Records for the exercise:
▶
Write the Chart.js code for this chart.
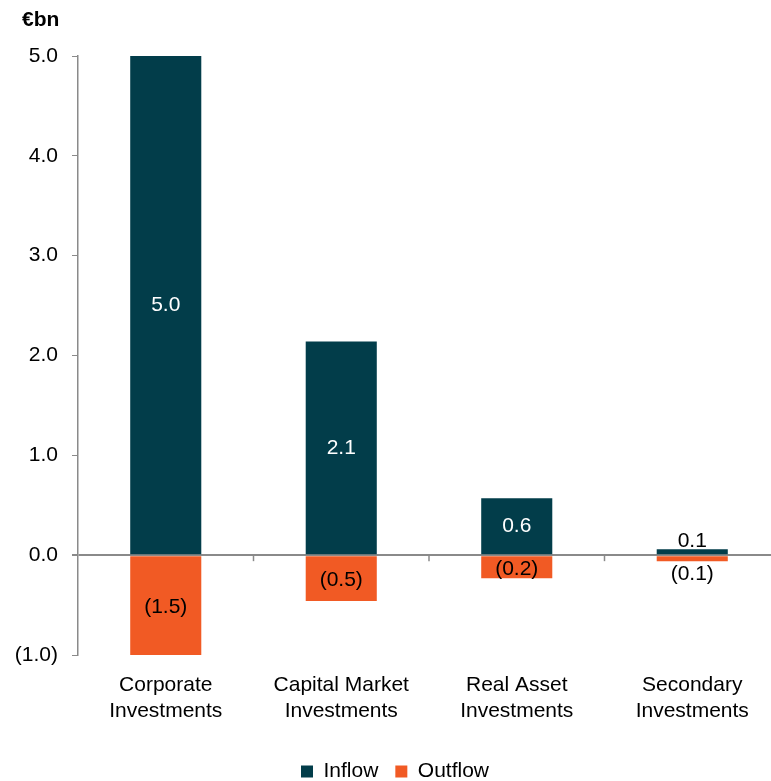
<!DOCTYPE html>
<html>
<head>
<meta charset="utf-8">
<title>Investment flows</title>
<script src="https://cdn.jsdelivr.net/npm/chart.js@4"></script>
<style>
    html, body { margin: 0; padding: 0; background: #fff; overflow: hidden; }
    #wrap { width: 780px; height: 781px; }
</style>
</head>
<body>
<div id="wrap"><canvas id="flowChart"></canvas></div>
<script>
// Data (€bn)
const categories = [
    ['Corporate', 'Investments'],
    ['Capital Market', 'Investments'],
    ['Real Asset', 'Investments'],
    ['Secondary', 'Investments']
];
const inflow = [5.0, 2.14, 0.57, 0.06];
const outflow = [-1.5, -0.46, -0.23, -0.06];
const seriesNames = ['Inflow', 'Outflow'];
const unitLabel = '€bn';

const inflowColor = '#023d4a';
const outflowColor = '#f15a24';
const axisGray = '#8a8a8a';
const fontFamily = '"Liberation Sans", Arial, Helvetica, sans-serif';

// negative numbers shown in brackets, one decimal
function formatValue(v) {
    const s = Math.abs(v).toFixed(1);
    return v < 0 ? '(' + s + ')' : s;
}

// unit label in the top left corner
const unitTitle = {
    id: 'unitTitle',
    afterDraw(chart) {
        const ctx = chart.ctx;
        ctx.save();
        ctx.font = 'bold 21px ' + fontFamily;
        ctx.fillStyle = '#000';
        ctx.textAlign = 'left';
        ctx.textBaseline = 'middle';
        ctx.fillText(unitLabel, 22, 20);
        ctx.restore();
    }
};

// value labels: inside the bar when there is room, otherwise just outside
const barLabels = {
    id: 'barLabels',
    afterDatasetsDraw(chart) {
        const { ctx, chartArea } = chart;
        ctx.save();
        ctx.font = '21px ' + fontFamily;
        ctx.textAlign = 'center';
        ctx.textBaseline = 'middle';
        chart.data.datasets.forEach((ds, di) => {
            chart.getDatasetMeta(di).data.forEach((bar, i) => {
                const v = ds.data[i];
                const top = Math.max(Math.min(bar.y, bar.base), chartArea.top);
                const bottom = Math.min(Math.max(bar.y, bar.base), chartArea.bottom);
                let y;
                let color = '#000';
                if (bottom - top >= 20) {
                    y = (top + bottom) / 2 + (v < 0 ? 2 : 0);
                    if (v > 0) color = '#fff';
                } else if (v > 0) {
                    y = top - 8;
                } else {
                    y = bottom + 13;
                }
                ctx.fillStyle = color;
                ctx.fillText(formatValue(v), bar.x, y);
            });
        });
        ctx.restore();
    }
};

// small tick marks on the zero line between categories
const boundaryTicks = {
    id: 'boundaryTicks',
    afterDraw(chart) {
        const xs = chart.scales.x;
        const zero = chart.scales.y.getPixelForValue(0);
        const ctx = chart.ctx;
        ctx.save();
        ctx.strokeStyle = axisGray;
        ctx.lineWidth = 1.5;
        for (let i = 0; i < categories.length - 1; i++) {
            const px = (xs.getPixelForValue(i) + xs.getPixelForValue(i + 1)) / 2;
            ctx.beginPath();
            ctx.moveTo(px, zero);
            ctx.lineTo(px, zero + 6);
            ctx.stroke();
        }
        ctx.restore();
    }
};

Chart.defaults.font.family = fontFamily;
Chart.defaults.font.size = 21;
Chart.defaults.color = '#000';

new Chart(document.getElementById('flowChart'), {
    type: 'bar',
    data: {
        labels: categories,
        datasets: [
            {
                label: seriesNames[0],
                data: inflow,
                backgroundColor: inflowColor,
                barPercentage: 0.405,
                categoryPercentage: 1
            },
            {
                label: seriesNames[1],
                data: outflow,
                backgroundColor: outflowColor,
                barPercentage: 0.405,
                categoryPercentage: 1
            }
        ]
    },
    options: {
        responsive: true,
        maintainAspectRatio: false,
        animation: false,
        layout: {
            padding: { top: 56, left: 10, right: 0, bottom: -11 }
        },
        plugins: {
            title: { display: false },
            legend: {
                position: 'bottom',
                labels: {
                    boxWidth: 12,
                    boxHeight: 12,
                    padding: 17,
                    color: '#000',
                    font: { size: 21 }
                }
            },
            tooltip: { enabled: false }
        },
        scales: {
            x: {
                stacked: true,
                grid: { display: false },
                border: { display: false },
                ticks: { padding: 10, color: '#000' },
                afterFit(scale) { scale.height = 89; }
            },
            y: {
                stacked: true,
                min: -1,
                max: 5,
                z: 1,
                ticks: {
                    stepSize: 1,
                    padding: 14,
                    color: '#000',
                    callback: (v) => formatValue(v)
                },
                grid: {
                    drawTicks: true,
                    tickLength: 6,
                    tickColor: axisGray,
                    color: (c) => (c.tick && c.tick.value === 0 ? axisGray : 'rgba(0,0,0,0)'),
                    lineWidth: (c) => (c.tick && c.tick.value === 0 ? 2 : 1)
                },
                border: { display: true, color: axisGray, width: 1.5 },
                afterFit(scale) { scale.width = 68; }
            }
        }
    },
    plugins: [barLabels, boundaryTicks, unitTitle]
});
</script>
</body>
</html>
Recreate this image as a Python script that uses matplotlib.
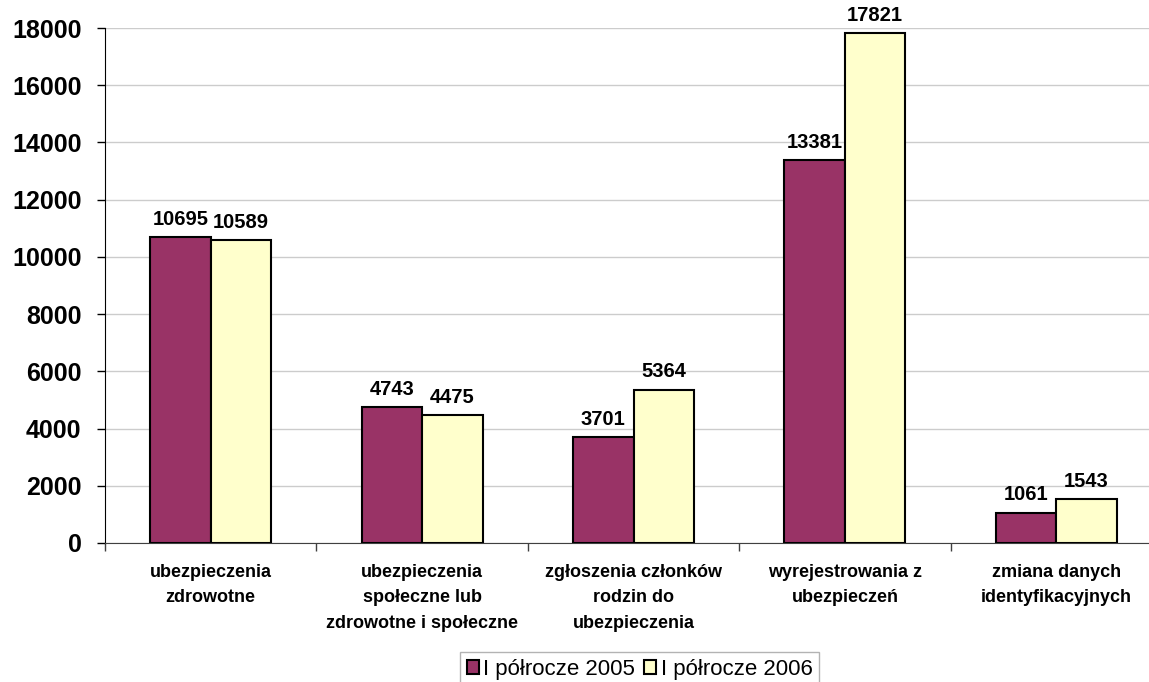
◀
What is required:
Output the data exactly. Pictures don't belong in the result.

Finished task:
Write the Chart.js code for this chart.
<!DOCTYPE html>
<html>
<head>
<meta charset="utf-8">
<title>Investment flows</title>
<script src="https://cdn.jsdelivr.net/npm/chart.js@4"></script>
<style>
    html, body { margin: 0; padding: 0; background: #fff; overflow: hidden; }
    #wrap { width: 780px; height: 781px; }
</style>
</head>
<body>
<div id="wrap"><canvas id="flowChart"></canvas></div>
<script>
// Data (€bn)
const categories = [
    ['Corporate', 'Investments'],
    ['Capital Market', 'Investments'],
    ['Real Asset', 'Investments'],
    ['Secondary', 'Investments']
];
const inflow = [5.0, 2.14, 0.57, 0.06];
const outflow = [-1.5, -0.46, -0.23, -0.06];
const seriesNames = ['Inflow', 'Outflow'];
const unitLabel = '€bn';

const inflowColor = '#023d4a';
const outflowColor = '#f15a24';
const axisGray = '#8a8a8a';
const fontFamily = '"Liberation Sans", Arial, Helvetica, sans-serif';

// negative numbers shown in brackets, one decimal
function formatValue(v) {
    const s = Math.abs(v).toFixed(1);
    return v < 0 ? '(' + s + ')' : s;
}

// unit label in the top left corner
const unitTitle = {
    id: 'unitTitle',
    afterDraw(chart) {
        const ctx = chart.ctx;
        ctx.save();
        ctx.font = 'bold 21px ' + fontFamily;
        ctx.fillStyle = '#000';
        ctx.textAlign = 'left';
        ctx.textBaseline = 'middle';
        ctx.fillText(unitLabel, 22, 20);
        ctx.restore();
    }
};

// value labels: inside the bar when there is room, otherwise just outside
const barLabels = {
    id: 'barLabels',
    afterDatasetsDraw(chart) {
        const { ctx, chartArea } = chart;
        ctx.save();
        ctx.font = '21px ' + fontFamily;
        ctx.textAlign = 'center';
        ctx.textBaseline = 'middle';
        chart.data.datasets.forEach((ds, di) => {
            chart.getDatasetMeta(di).data.forEach((bar, i) => {
                const v = ds.data[i];
                const top = Math.max(Math.min(bar.y, bar.base), chartArea.top);
                const bottom = Math.min(Math.max(bar.y, bar.base), chartArea.bottom);
                let y;
                let color = '#000';
                if (bottom - top >= 20) {
                    y = (top + bottom) / 2 + (v < 0 ? 2 : 0);
                    if (v > 0) color = '#fff';
                } else if (v > 0) {
                    y = top - 8;
                } else {
                    y = bottom + 13;
                }
                ctx.fillStyle = color;
                ctx.fillText(formatValue(v), bar.x, y);
            });
        });
        ctx.restore();
    }
};

// small tick marks on the zero line between categories
const boundaryTicks = {
    id: 'boundaryTicks',
    afterDraw(chart) {
        const xs = chart.scales.x;
        const zero = chart.scales.y.getPixelForValue(0);
        const ctx = chart.ctx;
        ctx.save();
        ctx.strokeStyle = axisGray;
        ctx.lineWidth = 1.5;
        for (let i = 0; i < categories.length - 1; i++) {
            const px = (xs.getPixelForValue(i) + xs.getPixelForValue(i + 1)) / 2;
            ctx.beginPath();
            ctx.moveTo(px, zero);
            ctx.lineTo(px, zero + 6);
            ctx.stroke();
        }
        ctx.restore();
    }
};

Chart.defaults.font.family = fontFamily;
Chart.defaults.font.size = 21;
Chart.defaults.color = '#000';

new Chart(document.getElementById('flowChart'), {
    type: 'bar',
    data: {
        labels: categories,
        datasets: [
            {
                label: seriesNames[0],
                data: inflow,
                backgroundColor: inflowColor,
                barPercentage: 0.405,
                categoryPercentage: 1
            },
            {
                label: seriesNames[1],
                data: outflow,
                backgroundColor: outflowColor,
                barPercentage: 0.405,
                categoryPercentage: 1
            }
        ]
    },
    options: {
        responsive: true,
        maintainAspectRatio: false,
        animation: false,
        layout: {
            padding: { top: 56, left: 10, right: 0, bottom: -11 }
        },
        plugins: {
            title: { display: false },
            legend: {
                position: 'bottom',
                labels: {
                    boxWidth: 12,
                    boxHeight: 12,
                    padding: 17,
                    color: '#000',
                    font: { size: 21 }
                }
            },
            tooltip: { enabled: false }
        },
        scales: {
            x: {
                stacked: true,
                grid: { display: false },
                border: { display: false },
                ticks: { padding: 10, color: '#000' },
                afterFit(scale) { scale.height = 89; }
            },
            y: {
                stacked: true,
                min: -1,
                max: 5,
                z: 1,
                ticks: {
                    stepSize: 1,
                    padding: 14,
                    color: '#000',
                    callback: (v) => formatValue(v)
                },
                grid: {
                    drawTicks: true,
                    tickLength: 6,
                    tickColor: axisGray,
                    color: (c) => (c.tick && c.tick.value === 0 ? axisGray : 'rgba(0,0,0,0)'),
                    lineWidth: (c) => (c.tick && c.tick.value === 0 ? 2 : 1)
                },
                border: { display: true, color: axisGray, width: 1.5 },
                afterFit(scale) { scale.width = 68; }
            }
        }
    },
    plugins: [barLabels, boundaryTicks, unitTitle]
});
</script>
</body>
</html>
Recreate this image as a Python script that uses matplotlib.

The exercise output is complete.